Chillon said the three actors, Francesc Garrido, Julio Perillán and Ben Temple, understood their roles and the tone of the story perfectly. Chillon and his director of photography, Luis Fuentes, thought of the film as something of a mixture of science fiction and thriller, and decided to shoot the film in black and white to inject a sense of noir into the story.

==Release==
They Will All Die in Space had its premiere at the 35th Fantafestival in Rome on 25 June 2015. In less than two years, the short had been selected for nearly 300 film festivals worldwide, where it received much praise. By March 2019, the short had been shown at 336 festivals.

===Anthology film===
They Will All Die in Space is included in the 2017 Canadian science-fiction horror anthology film Galaxy of Horrors, which comprises eight shorts within a larger narrative frame in which a man awakens from a cryogenic sleep pod and is forced to watch the shorts as entertainment while his damaged life-support runs out. The anthology film had its premiere in Toronto at Imagine Cinemas Carlton on 1 March 2017. the feature was conceived by Little Terrors short films festival founder Justin McConnell, who directed the narrative frame, and Indiecan Entertainment's Avi Federgreen. The production is the second collaboration between Rue Morgue Cinema and Little Terrors, following Minutes Past Midnight.

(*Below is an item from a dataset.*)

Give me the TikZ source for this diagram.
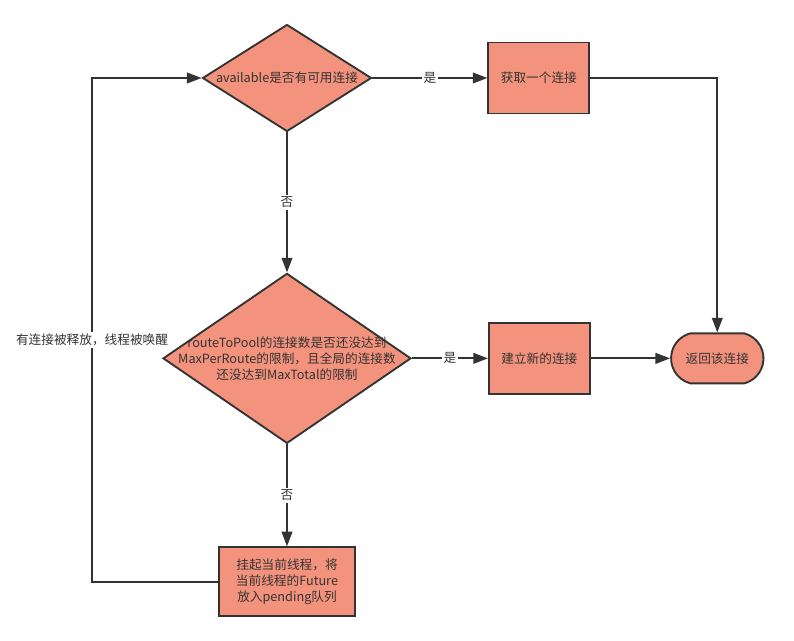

===Home media and streaming===
The film is available to view on Vimeo in its entirety, and is a Vimeo Staff Pick.

The Galaxy of Horrors anthology was released on DVD and special edition Blu-ray in 2017. The anthology was made available through various video on demand options on the IndieCan Entertainment website, on 7 March 2017, and on Amazon Prime.

==Reception==
===Critical response===
They Will All Die in Space made Shawn Herbert's top ten list of "life changing short films" in 2018, saying it was "an interesting watch, especially for those who enjoy having goosebumps!" Peter Martin called the film an "extremely well-crafted film", while Terek Puckett said "Chillon delivers a great piece of space horror with a grim tone reminiscent of many American science fiction feature films of the early 1970s." Richard Sopko concurred, and averred: "It's well acted so there's an immediate engagement with the characters." Carl Fisher compared the claustrophobic feel to Alien and considered the film the best of the eight in the Canadian anthology. Jeff Spry, writing for Syfy Wire, called it "an exceptional example of the short film form, filled with fluid camerawork", actors who are "invested in the material," brooding music, and "an unappetizing twist on a familiar trope in outer-space movies"; a film "gorgeous to watch, even when the horrifying mystery unfolds". Andrew Liptak said it channels the claustrophobic tension of Alien and the desperate situation of Passengers, and "ends with a neat twist that pays off exceptionally well." Cheryl Eddy of io9 enjoyed the "crisp black-and-white" and "sinister new spin" on the otherwise familiar story of a space ship filled with humans slumbering in cryogenic chambers encounters catastrophic troubles in deep space. Joseph Perry praised all elements of the film:Chillon's script runs lean and mean, building toward an exciting payoff. The three actors turn in splendid performances. Art direction/production design head Idoia Esteban and her visual effects crew have created a stunning world of, in, and outside of the spaceship, including a marvelously rendered design of the Tantalus by Stephane Chasseloup. Set dressers Victor Lopez and Alvaro Suarez, along with the rest of the short's art department, have done a first-rate job building impressive set designs for the ship's interior. Luis Fuentes's cinematography is striking, and the choice of filming in black-and-white fits the somber tone of the proceedings perfectly. A fittingly eerie synthesizer score by Cirilo Fernandez works in tandem with Roberto Fernandez's sound design.

Alisha Bunting praises the cinematography, sound design, and the acting, which "matched the film", wishing there had been a bit more shown of the two waking crew interacting while the protagonist is in cryogenesis, and hoped the short would be converted into a feature.

===Accolades===
By September 2017, They Will All Die in Space had won sixty awards or special mentions from film festivals worldwide.